7. The Main Sites of Activity During the Rising.

7.13. Enniscorthy, Co. Wexford

On Wednesday a message arrived from James Connolly requesting that the Enniscorthy Volunteers hold the railway line from Rosslare to prevent British reinforcements reaching Dublin. On Thursday the Enniscorthy Volunteers together with contingents from other areas took over Enniscorthy, establishing headquarters in the Athenaeum, a strong position beside the castle. The Volunteers were supplemented by members of Fianna Éireann and Cumann na mBan. Brigade Commandant Robert Brennan was the officer in charge. The Volunteers took over the town and blocked the roads and the railway line. They surrounded the Royal Irish Constabulary barracks and exchanged fire with the police; they did not, however, attempt to capture the barracks, believing that in time the RIC would surrender. Meanwhile, a force under Captain Paul Galligan occupied the town of Ferns and some of the northern part of the county.

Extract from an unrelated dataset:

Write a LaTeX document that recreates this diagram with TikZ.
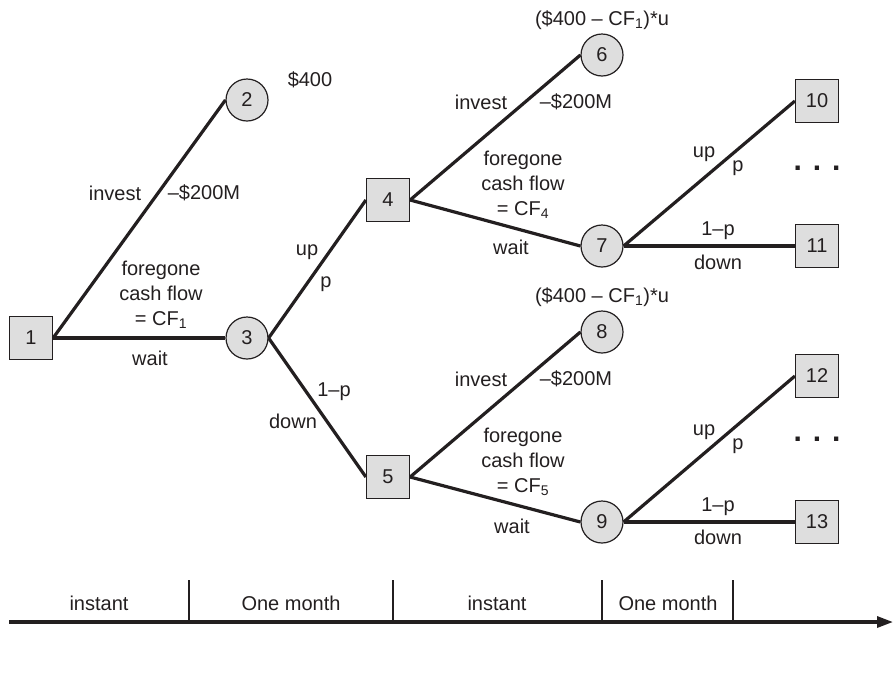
\documentclass[tikz,border=0pt]{standalone}
\usepackage{fontspec}
\setmainfont{Liberation Sans}
\usetikzlibrary{arrows.meta}
\definecolor{nodegray}{RGB}{222,222,222}
\definecolor{inkc}{RGB}{35,31,32}
\begin{document}
\begin{tikzpicture}[x=1pt,y=-1pt,
  every node/.style={font=\fontsize{20}{25}\selectfont, inner sep=0pt, text=inkc},
  sq/.style={draw=inkc, line width=1.2pt, fill=nodegray, rectangle, minimum size=43pt},
  cir/.style={draw=inkc, line width=1.2pt, fill=nodegray, circle, minimum size=42pt},
  edge/.style={draw=inkc, line width=3.2pt},
  lbl/.style={align=center},
  dots/.style={font=\fontsize{30}{30}\selectfont\bfseries},
  tick/.style={draw=inkc, line width=1.2pt}
]
\useasboundingbox (0,0) rectangle (896,673);

% nodes
\node[sq]  (n1)  at (31,338)  {1};
\node[cir] (n2)  at (247,100) {2};
\node[cir] (n3)  at (247,338) {3};
\node[sq]  (n4)  at (388,200) {4};
\node[sq]  (n5)  at (388,477) {5};
\node[cir] (n6)  at (602,55)  {6};
\node[cir] (n7)  at (602,246) {7};
\node[cir] (n8)  at (602,332) {8};
\node[cir] (n9)  at (602,522) {9};
\node[sq]  (n10) at (817,101) {10};
\node[sq]  (n11) at (817,246) {11};
\node[sq]  (n12) at (817,376) {12};
\node[sq]  (n13) at (817,522) {13};

% edges
\draw[edge] (n1.east) -- (n2.west);
\draw[edge] (n1.east) -- (n3.west);
\draw[edge] (n3.east) -- (n4.west);
\draw[edge] (n3.east) -- (n5.west);
\draw[edge] (n4.east) -- (n6.west);
\draw[edge] (n4.east) -- (n7.west);
\draw[edge] (n5.east) -- (n8.west);
\draw[edge] (n5.east) -- (n9.west);
\draw[edge] (n7.east) -- (n10.west);
\draw[edge] (n7.east) -- (n11.west);
\draw[edge] (n9.east) -- (n12.west);
\draw[edge] (n9.east) -- (n13.west);

% labels, first stage
\node (v2)  at (310,80)  {\$400};
\node (i1)  at (115,193) {invest};
\node (c1)  at (204,193) {\textendash\$200M};
\node[lbl] (f1) at (161,295) {foregone\\cash flow\\= CF\textsubscript{1}};
\node (w1)  at (150,358) {wait};
\node (u1)  at (307,252) {up};
\node (p1)  at (326,284) {p};
\node (q1)  at (334,392) {1\textendash p};
\node (d1)  at (293,421) {down};

% labels, upper branch
\node (v6)  at (602,20)  {(\$400 \textendash{} CF\textsubscript{1})*u};
\node (i4)  at (481,102) {invest};
\node (c4)  at (576,102) {\textendash\$200M};
\node[lbl] (f4) at (523,185) {foregone\\cash flow\\= CF\textsubscript{4}};
\node (w4)  at (511,247) {wait};
\node (u7)  at (704,154) {up};
\node (p7)  at (738,168) {p};
\node (q7)  at (718,231) {1\textendash p};
\node (d7)  at (718,262) {down};
\node[dots] (e7)  at (817,168) {.\hspace{11pt}.\hspace{11pt}.};

% labels, lower branch
\node (v8)  at (602,297) {(\$400 \textendash{} CF\textsubscript{1})*u};
\node (i5)  at (481,379) {invest};
\node (c5)  at (576,379) {\textendash\$200M};
\node[lbl] (f5) at (523,462) {foregone\\cash flow\\= CF\textsubscript{5}};
\node (w5)  at (512,526) {wait};
\node (u9)  at (704,432) {up};
\node (p9)  at (738,446) {p};
\node (q9)  at (718,507) {1\textendash p};
\node (d9)  at (718,537) {down};
\node[dots] (e9)  at (817,439) {.\hspace{11pt}.\hspace{11pt}.};

% time line
\coordinate (ta) at (9,622);
\coordinate (tb) at (893,622);
\draw[edge, -{Triangle[length=16pt,width=11pt]}] (ta) -- (tb);
\draw[tick] (189,580) -- (189,622);
\draw[tick] (393,580) -- (393,622);
\draw[tick] (602,580) -- (602,622);
\draw[tick] (733,580) -- (733,622);
\node (s1) at (99,603)  {instant};
\node (s2) at (291,603) {One month};
\node (s3) at (497,603) {instant};
\node (s4) at (668,603) {One month};
\end{tikzpicture}
\end{document}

On Saturday news of the general surrender in Dublin reached Enniscorthy. The Volunteers required that the surrender be confirmed: the following day the British escorted Captain Seamus Doyle and Captain Seán R. Etchingham to Dublin to consult Pearse in Arbor Hill. On Monday, 1 May, the Enniscorthy Volunteers surrendered unconditionally. While a number of the officers were sentenced to death, all had their sentences commuted.

This document also has a photo of Enniscorthy and two photos of Robert Brennan.

[17-Dec-2006] Pointer: Wikipedia entry on Maeve Brennan, which includes this text:

Maeve Brennan was born in Dublin in 1917. She grew up in the middle-class Dublin suburb of Ranelagh. Her parents, Robert and Una, were Republicans and were deeply involved in the Irish political and cultural struggles of the early twentieth century. Robert Brennan (1881-1964) participated in the 1916 Easter Rising and was sentenced to death. The sentence was commuted to penal servitude. His continuing political activity resulted in further imprisonments in 1917 and 1920. Maeve was born while he was in prison. He was director of publicity for the anti-Treaty Irish Republican Army during the Irish Civil War. He also founded and was the director of The Irish Press newspaper. His imprisonments and activities greatly fragmented Maeve Brennan’s childhood. In her story The Day We Got Our Own Back she recounts her memory of how, when she was five, her home was raided by Free State forces looking for her father, who was on the run.

Robert Brennan was appointed the Irish Free State’s first minister to the United States, and the family moved to Washington, D.C. in 1934, when Maeve was seventeen. She read English at the American University in Washington. All the family except Maeve and one of her brothers returned to Ireland in 1944.

I believe this last sentence to be in error; another daughter, Emer (my grandmother) likely also stayed in Washington. I’m checking and will update Wikipedia when I know for sure. [later] Confirmed, this is incorrect. From a relative:

The only members of the family who returned after the war were Grandfather [Robert Brennan], Grandmother and their son, Robert Patrick. Emer did not go back at all (apart from one brief visit with her father some years before she married) and Derry did not return until 1950 after her husband, Gilbert J, died in April of that year.

Incidentally Emer, Maeve and Derry had only one brother, unless you count the baby, Manus, who died before she was born.